Request: Print the listing from its top line through the line containing "var arcs = pie(percents)", nothing more, and leave out the pictures.

## Start

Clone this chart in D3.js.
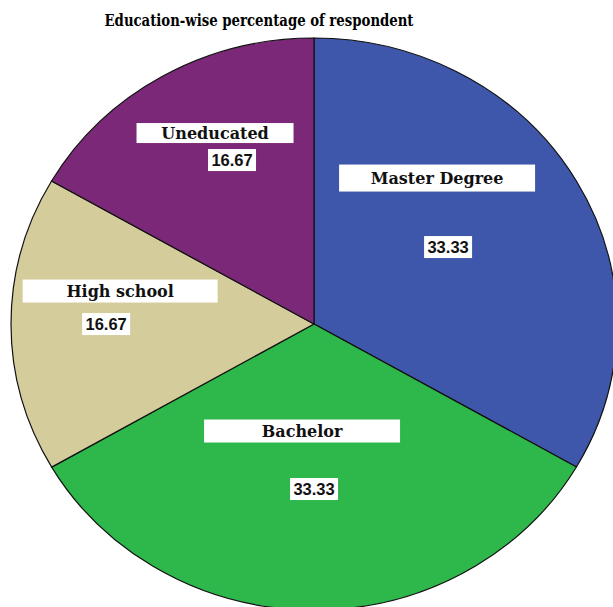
<!DOCTYPE html>
<html>
<head>
<meta charset="utf-8">
<script src="https://cdn.jsdelivr.net/npm/d3@7"></script>
<style>
  body { margin: 0; background: #fff; }
  svg { display: block; }
</style>
</head>
<body>
<div id="chart"></div>
<script>
// data
var categories = ["Master Degree", "Bachelor", "High school", "Uneducated"]
var percents = [33.33, 33.33, 16.67, 16.67]
var colours = ["#3e57aa", "#2eb84b", "#d4cc9b", "#7a2877"]
var title = "Education-wise percentage of respondent"

// label placement (fraction of radius along the mid angle, name box offset)
var labelLayout = [
	{kx: 0.511, ky: 0.538, dx: -11, dy: -69, w: 196, h: 27},
	{kx: 0.58, ky: 0.577, dx: -12, dy: -58, w: 196, h: 23},
	{kx: 0.686, ky: 0.6, dx: 14, dy: -33, w: 195, h: 23},
	{kx: 0.541, ky: 0.662, dx: -17, dy: -27, w: 157, h: 20}
]

var width = 613, height = 607
var cx = 314, cy = 324, rx = 303, ry = 286

var svg = d3.select("#chart").append("svg")
	.attr("width", width)
	.attr("height", height)

svg.append("text")
	.attr("x", 259)
	.attr("y", 26)
	.attr("text-anchor", "middle")
	.attr("textLength", 309)
	.attr("lengthAdjust", "spacingAndGlyphs")
	.style("font-family", "'DejaVu Serif', serif")
	.style("font-weight", "bold")
	.style("font-size", "16px")
	.attr("fill", "#000")
	.text(title)

var pie = d3.pie().sort(null).value(function(d){ return d })
var arcs = pie(percents)

var arc = d3.arc().innerRadius(0).outerRadius(ry)

var g = svg.append("g")
	.attr("transform", "translate(" + cx + "," + cy + ") scale(" + (rx / ry) + ",1)")

g.selectAll("path")
	.data(arcs)
	.enter().append("path")
	.attr("d", arc)
	.attr("fill", function(d, i){ return colours[i] })
	.attr("stroke", "#111")
	.attr("stroke-width", 1.2)
	.attr("vector-effect", "non-scaling-stroke")

var labels = svg.selectAll("g.label")
	.data(arcs)
	.enter().append("g")
	.attr("class", "label")
	.attr("transform", function(d, i){
		var a = (d.startAngle + d.endAngle) / 2
		var L = labelLayout[i]
		var x = cx + rx * L.kx * Math.sin(a)
		var y = cy - ry * L.ky * Math.cos(a)
		return "translate(" + x + "," + y + ")"
	})

// name boxes
labels.append("rect")
	.attr("x", function(d, i){ return labelLayout[i].dx - labelLayout[i].w / 2 })
	.attr("y", function(d, i){ return labelLayout[i].dy - labelLayout[i].h / 2 })
	.attr("width", function(d, i){ return labelLayout[i].w })
	.attr("height", function(d, i){ return labelLayout[i].h })
	.attr("fill", "#fff")

labels.append("text")
	.attr("x", function(d, i){ return labelLayout[i].dx })
	.attr("y", function(d, i){ return labelLayout[i].dy + 6 })
	.attr("text-anchor", "middle")
	.style("font-family", "'DejaVu Serif', serif")
	.style("font-weight", "bold")
	.style("font-size", "16px")
	.attr("fill", "#111")
	.text(function(d, i){ return categories[i] })

// value boxes
labels.append("rect")
	.attr("x", -24)
	.attr("y", -11)
	.attr("width", 48)
	.attr("height", 22)
	.attr("fill", "#fff")

labels.append("text")
	.attr("x", 0)
	.attr("y", 6)
	.attr("text-anchor", "middle")
	.style("font-family", "'Liberation Sans', Arial, sans-serif")
	.style("font-weight", "bold")
	.style("font-size", "16.5px")
	.attr("fill", "#111")
	.text(function(d){ return d.data.toFixed(2) })
</script>
</body>
</html>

## End

Output of the exercise:
Clone this chart in D3.js.
<!DOCTYPE html>
<html>
<head>
<meta charset="utf-8">
<script src="https://cdn.jsdelivr.net/npm/d3@7"></script>
<style>
  body { margin: 0; background: #fff; }
  svg { display: block; }
</style>
</head>
<body>
<div id="chart"></div>
<script>
// data
var categories = ["Master Degree", "Bachelor", "High school", "Uneducated"]
var percents = [33.33, 33.33, 16.67, 16.67]
var colours = ["#3e57aa", "#2eb84b", "#d4cc9b", "#7a2877"]
var title = "Education-wise percentage of respondent"

// label placement (fraction of radius along the mid angle, name box offset)
var labelLayout = [
	{kx: 0.511, ky: 0.538, dx: -11, dy: -69, w: 196, h: 27},
	{kx: 0.58, ky: 0.577, dx: -12, dy: -58, w: 196, h: 23},
	{kx: 0.686, ky: 0.6, dx: 14, dy: -33, w: 195, h: 23},
	{kx: 0.541, ky: 0.662, dx: -17, dy: -27, w: 157, h: 20}
]

var width = 613, height = 607
var cx = 314, cy = 324, rx = 303, ry = 286

var svg = d3.select("#chart").append("svg")
	.attr("width", width)
	.attr("height", height)

svg.append("text")
	.attr("x", 259)
	.attr("y", 26)
	.attr("text-anchor", "middle")
	.attr("textLength", 309)
	.attr("lengthAdjust", "spacingAndGlyphs")
	.style("font-family", "'DejaVu Serif', serif")
	.style("font-weight", "bold")
	.style("font-size", "16px")
	.attr("fill", "#000")
	.text(title)

var pie = d3.pie().sort(null).value(function(d){ return d })
var arcs = pie(percents)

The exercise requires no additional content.